For the first time ever, a student of Harvard University, Obasi Shaw, submitted his thesis in an unusual form – a ten-track rap album. His professors were obviously quite pleased – not only did he graduate with honours, he also received “summa cum laude minus”, the second-highest grade in his department at the Ivy League college.

Shaw’s album, Liminal Minds – a play on the television show title Criminal Minds – is inspired by no less than Geoffrey Chaucer’s 14th-century The Canterbury Tales. The album focuses on race and black identity in America and each song is told from a different character’s perspective, just like the original work.

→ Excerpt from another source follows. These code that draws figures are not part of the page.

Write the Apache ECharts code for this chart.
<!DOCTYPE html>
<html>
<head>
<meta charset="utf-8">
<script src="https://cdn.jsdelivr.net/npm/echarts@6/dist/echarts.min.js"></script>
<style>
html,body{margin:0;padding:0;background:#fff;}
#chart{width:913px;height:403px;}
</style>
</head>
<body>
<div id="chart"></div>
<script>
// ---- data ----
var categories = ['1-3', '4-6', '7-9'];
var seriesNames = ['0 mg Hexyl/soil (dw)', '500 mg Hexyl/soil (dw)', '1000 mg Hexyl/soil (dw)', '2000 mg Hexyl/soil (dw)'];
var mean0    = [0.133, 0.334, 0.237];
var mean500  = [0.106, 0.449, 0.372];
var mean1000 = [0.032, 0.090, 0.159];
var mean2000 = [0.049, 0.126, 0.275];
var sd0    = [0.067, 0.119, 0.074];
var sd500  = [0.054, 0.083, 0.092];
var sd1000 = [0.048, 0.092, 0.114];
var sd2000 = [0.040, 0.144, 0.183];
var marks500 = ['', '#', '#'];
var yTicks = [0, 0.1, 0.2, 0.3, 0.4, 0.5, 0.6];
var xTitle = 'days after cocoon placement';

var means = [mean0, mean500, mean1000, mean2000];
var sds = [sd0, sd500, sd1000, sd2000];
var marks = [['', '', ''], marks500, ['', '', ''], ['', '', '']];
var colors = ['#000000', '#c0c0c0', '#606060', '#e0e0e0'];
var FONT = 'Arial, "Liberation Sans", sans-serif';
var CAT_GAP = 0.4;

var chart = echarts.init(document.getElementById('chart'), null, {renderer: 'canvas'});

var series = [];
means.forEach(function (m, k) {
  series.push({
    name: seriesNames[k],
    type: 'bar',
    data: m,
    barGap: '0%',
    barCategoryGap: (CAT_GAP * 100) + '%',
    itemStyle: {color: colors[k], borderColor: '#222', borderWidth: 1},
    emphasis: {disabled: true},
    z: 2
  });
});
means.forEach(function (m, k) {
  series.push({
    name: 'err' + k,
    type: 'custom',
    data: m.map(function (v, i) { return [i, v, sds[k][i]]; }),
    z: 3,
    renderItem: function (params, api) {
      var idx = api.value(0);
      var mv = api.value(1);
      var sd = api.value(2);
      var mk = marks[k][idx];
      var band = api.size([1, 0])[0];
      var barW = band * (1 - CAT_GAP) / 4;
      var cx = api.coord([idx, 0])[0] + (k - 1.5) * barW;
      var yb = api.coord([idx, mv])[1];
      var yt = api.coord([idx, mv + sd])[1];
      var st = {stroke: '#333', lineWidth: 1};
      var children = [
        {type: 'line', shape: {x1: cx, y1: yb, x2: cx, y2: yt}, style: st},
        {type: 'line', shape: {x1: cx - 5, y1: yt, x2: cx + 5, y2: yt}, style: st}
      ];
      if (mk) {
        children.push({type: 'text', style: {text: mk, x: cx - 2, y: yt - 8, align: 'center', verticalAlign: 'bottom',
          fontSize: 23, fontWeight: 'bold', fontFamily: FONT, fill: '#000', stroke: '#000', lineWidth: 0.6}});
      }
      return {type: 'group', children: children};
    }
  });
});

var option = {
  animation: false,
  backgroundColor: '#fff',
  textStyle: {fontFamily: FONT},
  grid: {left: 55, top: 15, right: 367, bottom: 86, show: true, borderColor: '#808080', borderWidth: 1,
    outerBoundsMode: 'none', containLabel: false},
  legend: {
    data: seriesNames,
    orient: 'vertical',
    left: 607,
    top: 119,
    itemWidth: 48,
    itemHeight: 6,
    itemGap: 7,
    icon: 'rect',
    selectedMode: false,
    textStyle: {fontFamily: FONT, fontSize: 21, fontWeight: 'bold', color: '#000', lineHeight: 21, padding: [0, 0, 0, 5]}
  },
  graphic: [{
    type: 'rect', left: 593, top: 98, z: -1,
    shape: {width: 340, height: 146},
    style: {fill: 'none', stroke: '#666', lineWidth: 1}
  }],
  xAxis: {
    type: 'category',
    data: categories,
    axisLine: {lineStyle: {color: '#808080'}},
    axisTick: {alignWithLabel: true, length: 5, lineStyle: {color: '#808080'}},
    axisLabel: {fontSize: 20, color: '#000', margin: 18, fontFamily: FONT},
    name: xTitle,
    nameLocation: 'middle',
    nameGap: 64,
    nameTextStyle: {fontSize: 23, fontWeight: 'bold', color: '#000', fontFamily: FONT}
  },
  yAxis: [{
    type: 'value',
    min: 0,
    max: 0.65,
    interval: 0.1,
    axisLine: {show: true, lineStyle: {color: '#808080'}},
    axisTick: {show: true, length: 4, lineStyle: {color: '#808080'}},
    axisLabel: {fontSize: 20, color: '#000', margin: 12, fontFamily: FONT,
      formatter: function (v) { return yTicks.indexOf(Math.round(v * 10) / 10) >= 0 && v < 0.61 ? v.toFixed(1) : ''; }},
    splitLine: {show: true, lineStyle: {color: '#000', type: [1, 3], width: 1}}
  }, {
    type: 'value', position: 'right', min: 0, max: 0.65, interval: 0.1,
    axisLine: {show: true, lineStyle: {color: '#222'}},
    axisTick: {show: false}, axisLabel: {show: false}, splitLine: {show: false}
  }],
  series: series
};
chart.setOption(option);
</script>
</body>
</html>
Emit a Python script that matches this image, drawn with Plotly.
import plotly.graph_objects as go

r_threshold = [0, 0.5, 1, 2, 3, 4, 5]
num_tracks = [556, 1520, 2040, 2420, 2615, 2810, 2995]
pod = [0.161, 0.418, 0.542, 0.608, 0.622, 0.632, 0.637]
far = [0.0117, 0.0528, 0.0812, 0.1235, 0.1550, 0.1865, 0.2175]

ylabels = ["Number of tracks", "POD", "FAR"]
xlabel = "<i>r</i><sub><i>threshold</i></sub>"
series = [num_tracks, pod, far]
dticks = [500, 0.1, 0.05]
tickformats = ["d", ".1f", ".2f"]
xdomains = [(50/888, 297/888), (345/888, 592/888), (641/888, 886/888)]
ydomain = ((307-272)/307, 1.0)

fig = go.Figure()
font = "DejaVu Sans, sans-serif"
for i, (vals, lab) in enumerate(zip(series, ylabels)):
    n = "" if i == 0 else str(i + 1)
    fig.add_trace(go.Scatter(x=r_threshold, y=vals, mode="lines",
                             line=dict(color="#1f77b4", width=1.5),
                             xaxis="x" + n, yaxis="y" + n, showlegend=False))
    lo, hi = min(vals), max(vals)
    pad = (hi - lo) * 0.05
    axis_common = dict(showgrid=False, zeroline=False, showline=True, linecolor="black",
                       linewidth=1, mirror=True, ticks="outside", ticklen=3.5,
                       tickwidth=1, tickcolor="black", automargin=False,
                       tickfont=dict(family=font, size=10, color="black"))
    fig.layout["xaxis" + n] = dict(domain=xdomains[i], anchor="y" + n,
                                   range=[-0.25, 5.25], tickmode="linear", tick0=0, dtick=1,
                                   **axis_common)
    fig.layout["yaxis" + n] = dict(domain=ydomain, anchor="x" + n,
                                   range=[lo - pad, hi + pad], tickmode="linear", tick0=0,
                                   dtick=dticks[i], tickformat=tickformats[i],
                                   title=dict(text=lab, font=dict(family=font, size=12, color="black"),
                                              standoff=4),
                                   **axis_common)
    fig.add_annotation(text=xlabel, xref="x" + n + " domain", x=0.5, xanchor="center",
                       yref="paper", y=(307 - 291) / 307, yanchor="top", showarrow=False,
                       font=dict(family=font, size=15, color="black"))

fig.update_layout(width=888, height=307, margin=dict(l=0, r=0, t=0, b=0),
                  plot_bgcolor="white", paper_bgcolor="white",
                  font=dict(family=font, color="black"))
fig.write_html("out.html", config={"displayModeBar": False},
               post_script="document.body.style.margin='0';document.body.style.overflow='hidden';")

Explaining the title of the album, Shaw told XXL magazine: “It’s the idea that we can understand Black minds not as criminal minds but as liminal minds and as minds that are under all these different kinds of pressures that cause them to be the way they are and do the things that they do. Like, this is the way Black people experience America.”

The album starts with Shaw rapping:

Behold, what we hold is three-fold –
Body and spirit to be thrones for free souls.
Self is the evidence, please close the freak shows,
And depose the evils, our peoples are equals.

It took the 20-year-old a little longer than a year to complete the album. He’d been rapping for a few months, and believes it is a genre that gives him the freedom to express himself. Though he will be working at Google as a software engineer after his graduation, he intends to continue rapping.

He says he was influenced by the likes of Kendrick Lamar and Chance the Rapper, as well as Nas, who have portrayed several social and racial subjects in their music. “I want to explore the complex nature of what it means to be black and to be human. My goal is to get people to empathise with these people and to realise they are dealing with so many difficulties in life,” he told CNN, adding, “Nobody is less human than anybody else.”

Liminal Minds is available free on SoundCloud.